Do this
Copy out each line that mentions the word "draw".

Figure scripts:
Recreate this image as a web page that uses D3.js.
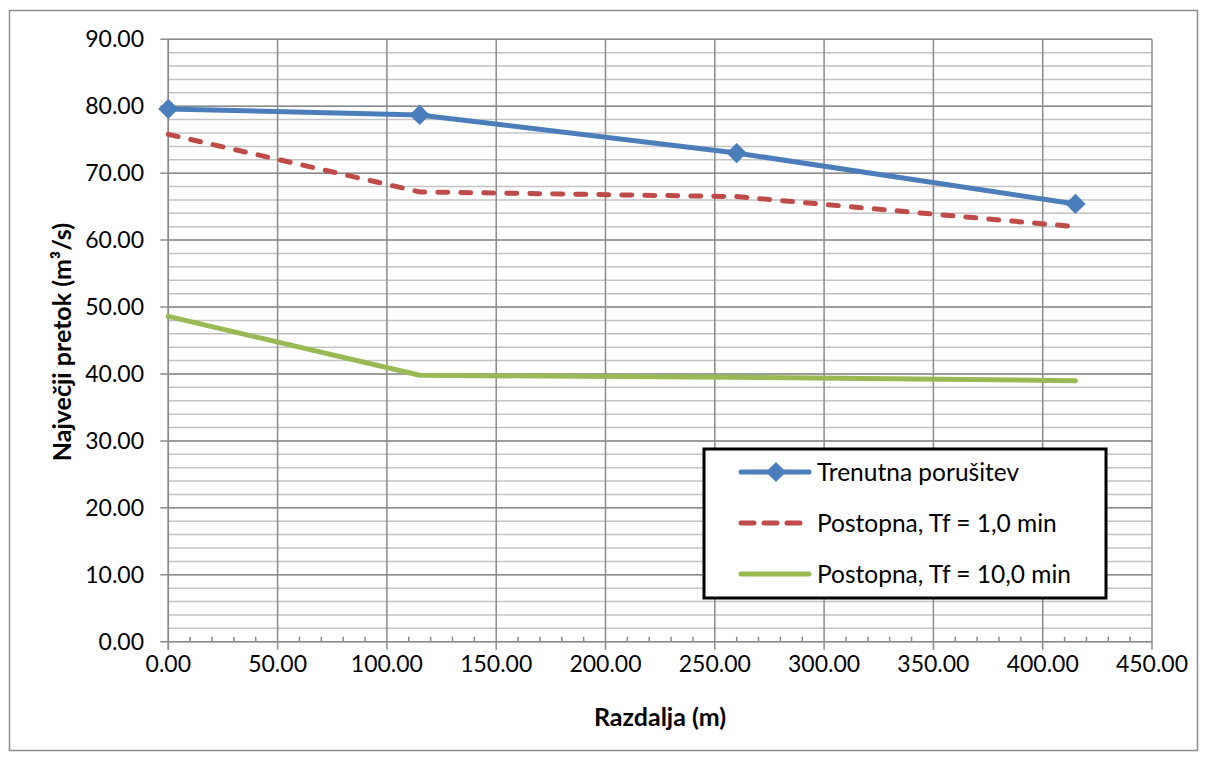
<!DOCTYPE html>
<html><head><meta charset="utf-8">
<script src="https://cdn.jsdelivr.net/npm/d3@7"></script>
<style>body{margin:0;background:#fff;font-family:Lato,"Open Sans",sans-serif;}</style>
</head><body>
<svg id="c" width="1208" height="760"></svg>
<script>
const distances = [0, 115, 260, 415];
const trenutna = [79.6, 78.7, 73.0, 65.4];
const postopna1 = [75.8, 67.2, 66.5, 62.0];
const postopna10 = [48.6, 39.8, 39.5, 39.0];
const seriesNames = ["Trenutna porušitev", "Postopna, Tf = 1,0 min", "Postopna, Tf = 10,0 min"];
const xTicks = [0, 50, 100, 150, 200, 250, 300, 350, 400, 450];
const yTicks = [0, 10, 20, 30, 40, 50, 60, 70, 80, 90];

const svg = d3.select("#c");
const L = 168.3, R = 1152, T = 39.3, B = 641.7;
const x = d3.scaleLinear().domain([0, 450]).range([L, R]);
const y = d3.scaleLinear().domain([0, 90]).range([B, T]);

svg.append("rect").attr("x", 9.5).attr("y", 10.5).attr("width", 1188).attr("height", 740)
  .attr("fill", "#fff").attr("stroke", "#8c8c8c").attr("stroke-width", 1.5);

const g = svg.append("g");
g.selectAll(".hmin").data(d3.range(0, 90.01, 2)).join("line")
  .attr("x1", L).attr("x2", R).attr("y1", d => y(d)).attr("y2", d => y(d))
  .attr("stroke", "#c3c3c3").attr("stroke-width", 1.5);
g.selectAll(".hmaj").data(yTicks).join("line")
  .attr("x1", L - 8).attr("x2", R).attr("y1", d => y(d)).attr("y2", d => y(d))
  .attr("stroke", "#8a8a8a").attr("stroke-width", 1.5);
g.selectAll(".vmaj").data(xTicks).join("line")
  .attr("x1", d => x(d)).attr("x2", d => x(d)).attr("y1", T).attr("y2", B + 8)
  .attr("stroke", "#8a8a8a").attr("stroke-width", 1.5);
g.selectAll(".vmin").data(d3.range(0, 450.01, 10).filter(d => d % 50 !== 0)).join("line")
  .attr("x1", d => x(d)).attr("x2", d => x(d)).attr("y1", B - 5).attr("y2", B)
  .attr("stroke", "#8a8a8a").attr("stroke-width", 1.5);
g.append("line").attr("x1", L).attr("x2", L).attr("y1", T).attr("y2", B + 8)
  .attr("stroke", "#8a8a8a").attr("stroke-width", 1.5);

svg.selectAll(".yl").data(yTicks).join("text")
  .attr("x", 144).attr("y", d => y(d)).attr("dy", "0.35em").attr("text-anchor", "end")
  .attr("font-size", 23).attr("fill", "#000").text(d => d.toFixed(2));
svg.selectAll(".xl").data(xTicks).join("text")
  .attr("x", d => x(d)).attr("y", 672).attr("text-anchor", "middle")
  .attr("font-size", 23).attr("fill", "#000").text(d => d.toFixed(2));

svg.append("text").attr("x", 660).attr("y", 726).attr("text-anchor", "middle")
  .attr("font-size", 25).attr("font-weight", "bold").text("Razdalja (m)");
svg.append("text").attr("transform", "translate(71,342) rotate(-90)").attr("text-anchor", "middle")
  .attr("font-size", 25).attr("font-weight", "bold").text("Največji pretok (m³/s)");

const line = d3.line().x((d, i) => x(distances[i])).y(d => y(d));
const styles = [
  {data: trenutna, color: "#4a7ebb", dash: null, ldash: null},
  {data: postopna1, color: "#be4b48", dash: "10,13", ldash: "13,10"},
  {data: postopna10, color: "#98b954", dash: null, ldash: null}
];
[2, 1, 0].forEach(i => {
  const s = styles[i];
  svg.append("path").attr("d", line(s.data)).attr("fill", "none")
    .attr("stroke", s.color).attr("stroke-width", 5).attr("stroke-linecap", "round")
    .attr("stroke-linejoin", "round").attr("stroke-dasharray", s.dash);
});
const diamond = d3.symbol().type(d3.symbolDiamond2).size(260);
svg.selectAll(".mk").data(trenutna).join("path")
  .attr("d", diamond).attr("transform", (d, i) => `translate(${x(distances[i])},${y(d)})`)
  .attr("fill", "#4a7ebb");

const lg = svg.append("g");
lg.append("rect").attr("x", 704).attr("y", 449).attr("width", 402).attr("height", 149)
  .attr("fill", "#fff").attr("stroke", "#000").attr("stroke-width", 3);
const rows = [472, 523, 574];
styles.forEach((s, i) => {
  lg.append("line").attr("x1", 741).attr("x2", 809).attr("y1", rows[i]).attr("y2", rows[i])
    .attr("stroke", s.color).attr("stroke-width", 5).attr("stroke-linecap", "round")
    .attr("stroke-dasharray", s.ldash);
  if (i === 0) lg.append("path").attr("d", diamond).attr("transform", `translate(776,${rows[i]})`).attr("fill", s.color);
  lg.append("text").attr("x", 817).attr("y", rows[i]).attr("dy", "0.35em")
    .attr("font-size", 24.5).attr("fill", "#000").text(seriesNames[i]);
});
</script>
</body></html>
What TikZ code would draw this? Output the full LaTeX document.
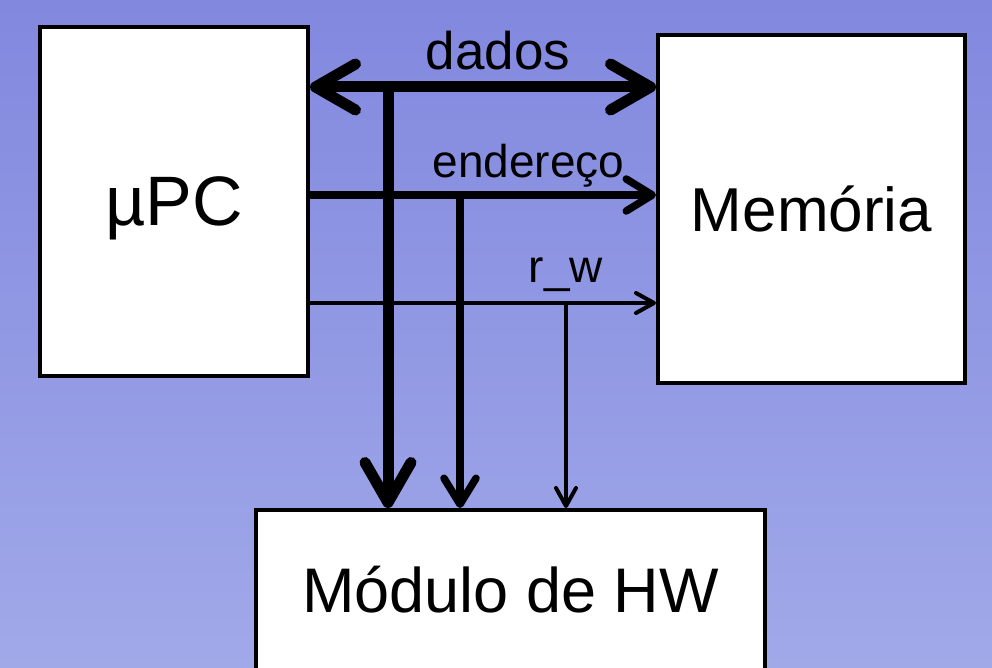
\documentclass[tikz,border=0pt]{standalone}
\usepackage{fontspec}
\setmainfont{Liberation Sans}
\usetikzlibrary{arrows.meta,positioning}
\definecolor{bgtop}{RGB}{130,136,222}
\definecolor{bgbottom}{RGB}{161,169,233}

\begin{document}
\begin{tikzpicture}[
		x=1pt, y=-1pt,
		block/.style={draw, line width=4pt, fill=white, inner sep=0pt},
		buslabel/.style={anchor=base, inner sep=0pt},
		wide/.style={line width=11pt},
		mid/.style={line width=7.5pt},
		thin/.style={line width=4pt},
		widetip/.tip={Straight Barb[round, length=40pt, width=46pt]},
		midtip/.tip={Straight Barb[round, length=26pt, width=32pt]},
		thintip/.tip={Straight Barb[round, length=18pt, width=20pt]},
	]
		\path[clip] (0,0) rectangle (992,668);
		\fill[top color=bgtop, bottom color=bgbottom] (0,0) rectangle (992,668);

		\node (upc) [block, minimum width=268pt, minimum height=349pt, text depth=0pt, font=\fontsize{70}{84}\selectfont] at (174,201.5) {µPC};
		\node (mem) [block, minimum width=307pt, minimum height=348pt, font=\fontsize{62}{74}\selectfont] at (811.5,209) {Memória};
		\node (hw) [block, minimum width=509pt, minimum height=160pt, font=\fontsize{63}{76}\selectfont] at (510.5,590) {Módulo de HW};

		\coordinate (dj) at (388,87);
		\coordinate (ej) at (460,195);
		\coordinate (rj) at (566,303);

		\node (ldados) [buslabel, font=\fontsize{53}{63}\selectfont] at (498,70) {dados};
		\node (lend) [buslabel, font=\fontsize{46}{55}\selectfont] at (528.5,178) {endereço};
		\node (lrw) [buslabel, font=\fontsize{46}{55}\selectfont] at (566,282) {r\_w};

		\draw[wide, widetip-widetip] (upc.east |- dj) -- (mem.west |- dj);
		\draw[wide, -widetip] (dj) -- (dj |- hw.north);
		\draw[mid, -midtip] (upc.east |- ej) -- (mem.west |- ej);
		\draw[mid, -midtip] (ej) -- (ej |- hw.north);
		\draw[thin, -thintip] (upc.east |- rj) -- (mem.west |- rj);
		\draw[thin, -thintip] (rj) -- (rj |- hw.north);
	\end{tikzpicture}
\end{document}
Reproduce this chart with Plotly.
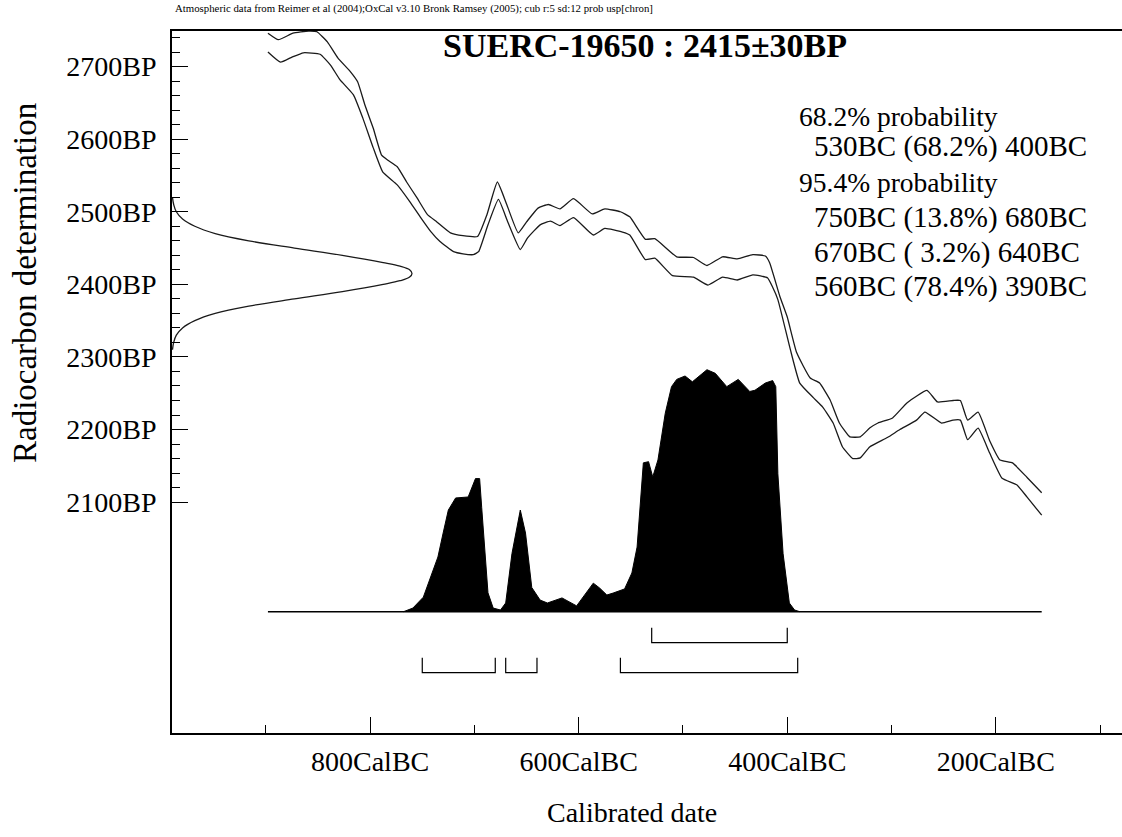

Result of the task
What TikZ code would draw this? Output the full LaTeX document.
		block/.style={draw, line width=4pt, fill=white, inner sep=0pt},
		\draw[wide, widetip-widetip] (upc.east |- dj) -- (mem.west |- dj);
		\draw[wide, -widetip] (dj) -- (dj |- hw.north);
		\draw[mid, -midtip] (upc.east |- ej) -- (mem.west |- ej);
		\draw[mid, -midtip] (ej) -- (ej |- hw.north);
		\draw[thin, -thintip] (upc.east |- rj) -- (mem.west |- rj);
		\draw[thin, -thintip] (rj) -- (rj |- hw.north);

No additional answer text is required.